2 Mineral oil was as yet effectively unknown, and vegetable oils were scarce and unduly expensive. In consequence most commercial oil was made from animal fats. One of the chief sources of this was the sea, and oil derived from sea animals was generically known as trayne, or train oil. As we shall see, train was one of the most important and lucrative products produced from New World waters.
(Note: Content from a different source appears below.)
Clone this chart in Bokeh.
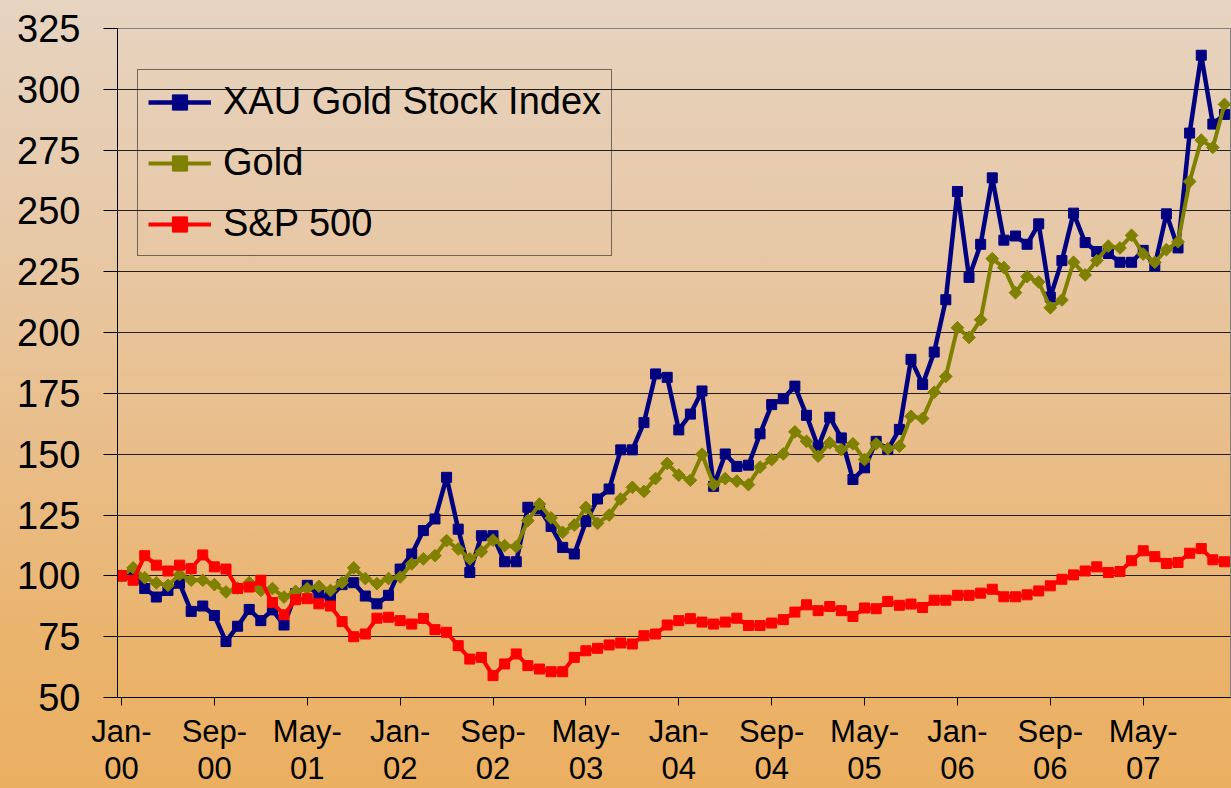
from bokeh.plotting import figure
from bokeh.models import Range1d, FixedTicker, Legend, LegendItem
from bokeh.embed import file_html
from bokeh.resources import INLINE

# ---------------- data (monthly, Jan-2000 .. Dec-2007, index = 100 at start) -------------
months = list(range(96))

xau = [100, 101, 94.8, 91.3, 94, 97, 85.4, 87.6, 83.7, 73,
       79.3, 86.2, 81.6, 86, 79.8, 92.7, 96.1, 92, 91.3, 96.4,
       97.2, 91.7, 88.5, 92, 102.8, 109, 118.6, 123.4, 140.5, 119.2,
       101.4, 116.5, 116.5, 105.8, 105.8, 128.2, 127.5, 120.3, 111.7, 109,
       122.3, 131.6, 135.7, 151.8, 151.8, 163, 183, 181.6, 160, 166.5,
       176, 136.8, 150.1, 145, 145.5, 158.4, 170.4, 172.8, 178, 166,
       152.9, 165.2, 156.7, 139.6, 144.4, 155.3, 151.9, 160.2, 189, 178.7,
       192, 213.5, 258, 222.7, 236.3, 263.6, 238, 239.7, 236.3, 244.7,
       214.6, 229.6, 249.1, 237, 233.3, 232.5, 228.9, 228.9, 233.8, 227.4,
       248.8, 234.8, 282, 314, 285.7, 289.7]

gold = [100, 103.3, 99.2, 97.1, 96.1, 100.5, 98.2, 98.2, 96.4, 93.4,
        95, 97.2, 94, 94.8, 91.3, 93.6, 94.8, 95.7, 94, 97.2,
        103.3, 98.9, 96.8, 98.9, 99.5, 104.9, 107, 108.3, 114.5, 111,
        107, 110, 114.7, 112.4, 112, 122.7, 129.5, 123.8, 117.9, 120.9,
        128.2, 121.6, 125, 131.6, 136.4, 134.7, 140, 146.2, 141.4, 139.3,
        150, 137.5, 140, 138.9, 137.5, 144.7, 147.8, 150.1, 159.2, 155.3,
        149.2, 154.7, 151.9, 154.3, 147.8, 154.3, 152.3, 153.3, 165.6, 164.7,
        175.5, 182, 202, 198, 205.3, 230.4, 226.7, 216.4, 223, 220.8,
        210.2, 213.4, 228.9, 223.7, 229.6, 235.5, 234.8, 240, 232.3, 228.9,
        234.1, 237.3, 262.1, 279.1, 276.1, 293.8]

spx = [100, 98.2, 108.3, 104.4, 102, 104.4, 103, 108.6, 103.7, 102.8,
       94.8, 95.4, 98.2, 89, 84, 90.2, 90.6, 88.5, 87.6, 81.2,
       75, 76.1, 82.6, 83, 81.6, 80.2, 82.5, 77.9, 76.8, 71.3,
       65.8, 66.5, 59, 63.8, 67.9, 63.1, 61.7, 60.6, 60.6, 66.5,
       69.2, 70.2, 71.6, 72.4, 72, 75.4, 76.1, 79.8, 81.6, 82.4,
       81, 80.2, 81, 82.6, 79.6, 79.6, 80.6, 82, 85.1, 88.1,
       85.7, 87.4, 85.7, 83.3, 86.8, 86.5, 89.5, 87.9, 88.4, 87,
       90, 90, 92, 92, 92.9, 94.5, 91.4, 91.4, 92.2, 93.8,
       95.9, 98.6, 100.4, 102, 103.7, 101.4, 101.8, 106.2, 110.3, 107.9,
       105.1, 105.5, 109.3, 111.2, 106.6, 105.8]

series_names = ["XAU Gold Stock Index", "Gold", "S&P 500"]

tick_months = [0, 8, 16, 24, 32, 40, 48, 56, 64, 72, 80, 88]
tick_month_names = ["Jan-", "Sep-", "May-", "Jan-", "Sep-", "May-",
                    "Jan-", "Sep-", "May-", "Jan-", "Sep-", "May-"]
tick_years = ["00", "00", "01", "02", "02", "03", "04", "04", "05", "06", "06", "07"]
y_ticks = [50, 75, 100, 125, 150, 175, 200, 225, 250, 275, 300, 325]

# ---------------- figure -------------
FONT = "Liberation Sans"

p = figure(width=1231, height=788, output_backend="svg", toolbar_location=None,
           x_range=Range1d(-0.345, 95.52), y_range=Range1d(50, 325),
           min_border_left=117, min_border_right=1, min_border_top=28,
           min_border_bottom=91)

p.styles = {"background": "linear-gradient(to bottom, #E6D4C1 0%, #E7C9A9 28%, "
                          "#E9BD88 58%, #EAB46E 80%, #EBAF61 100%)"}
p.background_fill_color = None
p.border_fill_color = None
p.outline_line_color = "#808080"
p.outline_line_width = 1

# series
bl = p.line(months, xau, line_color="#000080", line_width=4.5)
bs = p.scatter(months, xau, marker="square", size=10, fill_color="#000080",
               line_color="#000080", line_width=1)
gl = p.line(months, gold, line_color="#808000", line_width=4)
gs = p.scatter(months, gold, marker="square", angle=0.785398, size=9,
               fill_color="#808000", line_color="#808000", line_width=1)
rl = p.line(months, spx, line_color="#FF0000", line_width=4)
rs = p.scatter(months, spx, marker="square", size=10, fill_color="#FF0000",
               line_color="#FF0000", line_width=1)

# axes
p.yaxis.ticker = FixedTicker(ticks=y_ticks)
p.yaxis.major_label_text_font = FONT
p.yaxis.major_label_text_font_size = "38px"
p.yaxis.major_label_text_color = "black"
p.yaxis.major_tick_out = 14
p.yaxis.major_tick_in = 0
p.yaxis.minor_tick_out = 0
p.yaxis.minor_tick_in = 0
p.yaxis.major_label_standoff = 23
p.yaxis.axis_line_color = "black"
p.yaxis.major_tick_line_color = "black"

p.xaxis.ticker = FixedTicker(ticks=tick_months)
p.xaxis.major_label_overrides = {m: f"{a}\n{b}" for m, a, b in
                                 zip(tick_months, tick_month_names, tick_years)}
p.xaxis.major_label_text_font = FONT
p.xaxis.major_label_text_font_size = "31px"
p.xaxis.major_label_text_line_height = 1.07
p.xaxis.major_label_text_color = "black"
p.xaxis.major_label_standoff = 8
p.xaxis.major_tick_out = 8
p.xaxis.major_tick_in = 0
p.xaxis.minor_tick_out = 0
p.xaxis.minor_tick_in = 0
p.xaxis.axis_line_color = "black"
p.xaxis.major_tick_line_color = "black"

p.xgrid.grid_line_color = None
p.ygrid.grid_line_color = "black"
p.ygrid.grid_line_alpha = 0.85
p.ygrid.grid_line_width = 1

# legend
legend = Legend(items=[LegendItem(label=series_names[0], renderers=[bl, bs]),
                       LegendItem(label=series_names[1], renderers=[gl, gs]),
                       LegendItem(label=series_names[2], renderers=[rl, rs])],
                location=(20, 441))
legend.label_text_font = FONT
legend.label_text_font_size = "38px"
legend.label_text_color = "black"
legend.border_line_color = "black"
legend.border_line_width = 1
legend.background_fill_alpha = 0
legend.glyph_width = 63
legend.glyph_height = 38
legend.label_height = 38
legend.spacing = 18
legend.padding = 10
legend.margin = 0
legend.label_standoff = 12
p.add_layout(legend)

open("out.html", "w").write(file_html(p, INLINE))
Crude tryworks were commonplace in most fishing harbours by 1600. They were fired up whenever the fishermen had the time and opportunity to make an incidental haul of some local form of life which would make train. Thus seals, walrus, whales, porpoises... and seabirds all served their turn. Because of its great size, high fat content, and availability, the spearbill was, and remained, the prime target amongst the seabird tribes for as long as it lasted. Round about 1630, so Nicolas Denys tells us, French ships fishing for cod often loaded ten to twelve puncheons of penguin oil as well. Since thousands of spearbill carcasses were needed to produce such a quantity of train, it is apparent that this was no petty enterprise. Nor was it limited to the French. English, Spanish, and Portuguese cod fishers were butchering the birds for oil on a similar scale, and some were even making special voyages to isolated rookeries where they would set up portable tryworks during the spearbill breeding season. They were able to boil oil on even the most barren rocks by feeding the fires with skins and carcasses after the layer of fat had been removed. Some of the more profligate and ruthless of the oilers used the entire bird, as Aaron Thomas, writing about Funk Island as it was near the end of the eighteenth century, confirms.
“While you abide on this Island you are in the constant practize of horrid crueltys, for you not only Skin [the Penguins]
Alive,
but you burn them
Alive
also... You take a Kettle with you and kindle the fire under it, and this fire is absolutely made from the unfortunate Penguins themselves.”
Boiling the corpses for train did not exhaust the opportunities for Europeans to profit from the destruction of seabird populations. Although immense summer runs of small school-fish such as herring, capelin, mackerel, and squid normally provided fishermen with bait in any required quantity, there was sometimes a hiatus between the runs, or before the school-fish “struck in” to the coast. Shore-based fishermen soon found a solution to such temporary bait shortagesâparticularly during June and July. Raiding parties would sweep the seabird islands, massacring adults and young alike. The corpses would then be torn into fragments with which to bait the hand lines that were the principal form of cod-fishing gear.
In the days of their abundance, penguins made up a major part of the seabird bait and this destruction, added to the kill for food and oil, had its inevitable result. No single species, no matter how numerous in the beginning, could have withstood such carnage indefinitely. By the mid-1700s, only a handful of shrunken and beleaguered rookeries still existed. Then a new scourge was visited upon them.
During the latter part of that century, wide-awake entrepreneurs, mostly from New England, began exploiting a growing demand for feathers and down used in bedding and for upholstery both in America and in Europe. Each spring, droves of schooners from as far south as Chesapeake Bay appeared on the coasts of Newfoundland and the Gulf, intent on ransacking the islands where colonial seabirds nested. At first they concentrated on eider ducks, taking not only the down with which the nests were lined, but also shooting and netting countless thousands of adults. So ruthless were they that the once seemingly inexhaustible eider flocks were soon diminished to “worthless remnants.” The pillagers then turned on the seabird rookeries, including the last remaining spearbill colonies.
In 1775, Newfoundland authorities petitioned Britain to stop the massacre. “Contiguous to the North part of the Island are a great many islands where birds breed in abundance and which were of great service to the inhabitants for food in winter and for bait for catching fish during summer... [these inhabitants are] now almost deprived, as a great part of the birds have been destroyed within a few years by crews of men who kill them in their breeding season for feathers, of which they make a traffic... we pray an entire stop except for food or bait.”